L’aphorisme contre la pensée en berne
Certains livres (rares) s’affranchissent de tout répertoire même si — et à l’instar ce A oui — ils cultivent la nomenclature. Chaque entrée devient une suite de coups de couteau ou de rixes dans ce qu’on nomme communément la pensée par aphorismes. Sans se contredire, ils se massacrent les uns les autres afin non de s’annuler mais de faire en sorte que la vérité d’un sens ne puisse se retenir dans un seul d’entre eux. Il existe donc une convertibilité du logos en une gravitation et une jubilation afin que « la certitude du ça tombe », mette en charpie les certitudes là où l’instinct d’imagination répond à « l’apparition inexorable du monde ». Et ce, par diverses méthodes : métaphores, tautologies, oxymorons, jeu entre abstraction et figuration, injections de matière « à l’intérieur de la couleur du destin ».

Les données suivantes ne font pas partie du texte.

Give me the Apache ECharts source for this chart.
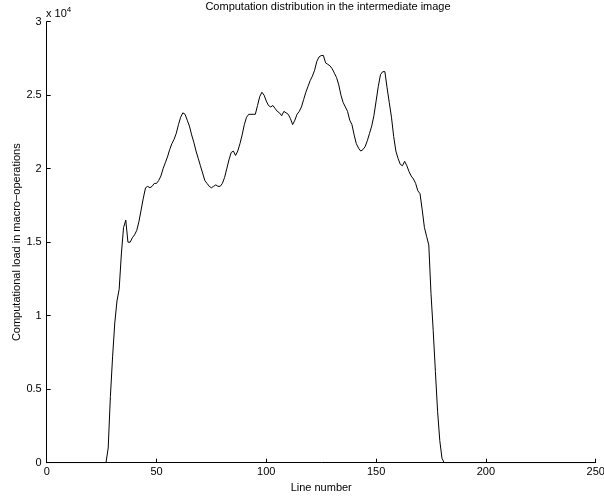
<!DOCTYPE html>
<html>
<head>
<meta charset="utf-8">
<script src="https://cdn.jsdelivr.net/npm/echarts@6/dist/echarts.min.js"></script>
<style>
  html, body { margin: 0; padding: 0; background: #fff; }
  #chart { width: 604px; height: 499px; }
</style>
</head>
<body>
<div id="chart"></div>
<script>
// load per image line, in units of 1e4 macro-operations
const firstLine = 26;
const lastLine = 250;
const loads = [
  0, 0, 0.10, 0.45, 0.72, 0.95, 1.10, 1.18, 1.42, 1.60,
  1.65, 1.50, 1.50, 1.53, 1.55, 1.58, 1.64, 1.72, 1.80, 1.87,
  1.88, 1.87, 1.88, 1.90, 1.90, 1.92, 1.95, 2.00, 2.04, 2.08,
  2.13, 2.17, 2.20, 2.24, 2.30, 2.35, 2.38, 2.37, 2.33, 2.29,
  2.23, 2.18, 2.12, 2.07, 2.02, 1.97, 1.92, 1.90, 1.88, 1.87,
  1.88, 1.89, 1.88, 1.88, 1.90, 1.94, 2.00, 2.06, 2.11, 2.12,
  2.09, 2.12, 2.17, 2.23, 2.30, 2.35, 2.37, 2.37, 2.37, 2.37,
  2.43, 2.49, 2.52, 2.50, 2.46, 2.43, 2.42, 2.43, 2.41, 2.39,
  2.38, 2.36, 2.39, 2.38, 2.37, 2.34, 2.30, 2.33, 2.37, 2.39,
  2.42, 2.47, 2.52, 2.56, 2.60, 2.63, 2.67, 2.73, 2.76, 2.77,
  2.77, 2.72, 2.71, 2.70, 2.68, 2.65, 2.62, 2.57, 2.50, 2.45,
  2.42, 2.39, 2.33, 2.30, 2.23, 2.17, 2.14, 2.12, 2.13, 2.15,
  2.19, 2.24, 2.29, 2.36, 2.46, 2.56, 2.64, 2.66, 2.66, 2.55,
  2.45, 2.35, 2.22, 2.12, 2.07, 2.03, 2.02, 2.05, 2.02, 1.98,
  1.95, 1.93, 1.90, 1.85, 1.83, 1.72, 1.60, 1.54, 1.48, 1.15,
  0.90, 0.62, 0.35, 0.15, 0.03, 0
];
const xTicks = [0, 50, 100, 150, 200, 250];
const yTicks = [0, 0.5, 1, 1.5, 2, 2.5, 3];

const font = 'Liberation Sans, Arial, sans-serif';

// points: flat zero from line 0, the measured lines, flat zero to the end
const points = [[0, 0]];
loads.forEach(function (v, i) { points.push([firstLine + i, v]); });
points.push([lastLine, 0]);

const chart = echarts.init(document.getElementById('chart'));

chart.setOption({
  backgroundColor: '#fff',
  animation: false,
  title: {
    text: 'Computation distribution in the intermediate image',
    left: 328,
    textAlign: 'center',
    top: 1,
    padding: 0,
    textStyle: { fontFamily: font, fontSize: 11, fontWeight: 'normal', color: '#000' }
  },
  grid: {
    left: 46.7, right: 8.3, top: 21.7, bottom: 36.3,
    containLabel: false,
    outerBoundsMode: 'none'
  },
  xAxis: {
    type: 'value',
    min: xTicks[0],
    max: xTicks[xTicks.length - 1],
    interval: 50,
    name: 'Line number',
    nameLocation: 'middle',
    nameGap: 20,
    nameMoveOverlap: false,
    nameTextStyle: { fontFamily: font, fontSize: 11, color: '#000' },
    axisLine: { lineStyle: { color: '#000', width: 1 } },
    axisTick: { inside: true, length: 4, lineStyle: { color: '#000' } },
    axisLabel: { fontFamily: font, fontSize: 11, color: '#000', margin: 4 },
    splitLine: { show: false }
  },
  yAxis: {
    type: 'value',
    min: yTicks[0],
    max: yTicks[yTicks.length - 1],
    interval: 0.5,
    name: 'Computational load in macro\u2212operations',
    nameLocation: 'middle',
    nameGap: 24,
    nameMoveOverlap: false,
    nameTextStyle: { fontFamily: font, fontSize: 11, color: '#000' },
    axisLine: { show: true, lineStyle: { color: '#000', width: 1 } },
    axisTick: { show: true, inside: true, length: 4, lineStyle: { color: '#000' } },
    axisLabel: { fontFamily: font, fontSize: 11, color: '#000', margin: 5 },
    splitLine: { show: false }
  },
  graphic: [{
    type: 'text',
    left: 46,
    top: 6,
    style: {
      text: 'x 10{sup|4}',
      fontFamily: font,
      fontSize: 11,
      fill: '#000',
      rich: { sup: { fontSize: 8, verticalAlign: 'top', padding: [0, 0, 7, 0] } }
    }
  }],
  series: [{
    type: 'line',
    data: points,
    showSymbol: false,
    lineStyle: { color: '#000', width: 1 },
    z: 3
  }]
});
</script>
</body>
</html>
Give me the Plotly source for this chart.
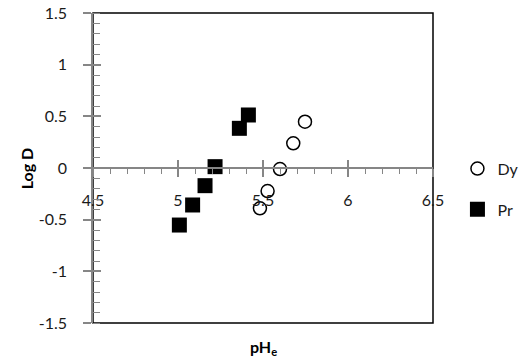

Boris Wolowiec multiplie les conflits de propositions pour offrir des escarmouches intermittentes. Existent parfois des flèches contre la poudre, du feu contre les hachettes des phrases coupantes. Par son épaisseur, le livre ressemble à une monstrueuse tempête, à un entassement ou plutôt un grouillement de propositions. Elles tentent toutes de prostituer les pensées admises. Chaque « aphorisme » doit donc être considéré comme une putain irrespectueuse.
L’entrée « sexe » peut d’ailleurs donner un aperçu des itérations de l’auteur. Certes, parfois, les formules peuvent paraître creuses : « La liberté habille le sexe. La nécessité dénude le sperme ». Mais néanmoins, il y a plus de viscosité dans cette affirmation qu’il n’y paraît. D’autant qu’une quarantaine d’autres propositions la nuance. Certaines laissent dubitatif (« le sexe excite le tabou sauf d’un œil, crevé à blanc »), d’autres sont plus pénétrantes (« le stéthoscope du sexe calligraphie la révérence de l’instinct »).
L’aphorisme tente donc ici d’éviter de s’ériger en porte-drapeau d’une pensée en berne. Certes, Boris Wolowiec se laisse violer par le goût ou la brillance de mots savants superfétatoires. Parfois ils tombent juste, parfois ils sont d’horribles quakers qui empêchent à la pensée d’avancer tant ils s’entichent de leur propre culte.
Le lecteur restera saisi néanmoins par la glaise littéraire que l’auteur retourne. Il se refuse à l’humour facile. Néanmoins, son voyage au cœur du logos aurait pu être plus léger. Tel un majordome de son propre discours, en nettoyant des miettes, le texte s’exonèrerait de certaines acrobaties. Mais il est vrai que chacune d’elle propose des accouplements propres le plus souvent à désaccorder du sens.
Manière de renouveler les habitudes de penser et de résister aux pressions de l’idéologie courante. Bref, une nouvelle maison de l’être est en construction.
jean-paul gavard-perret
Boris Wolowiec, A Oui, Editions du Vide Immédiat, 2016.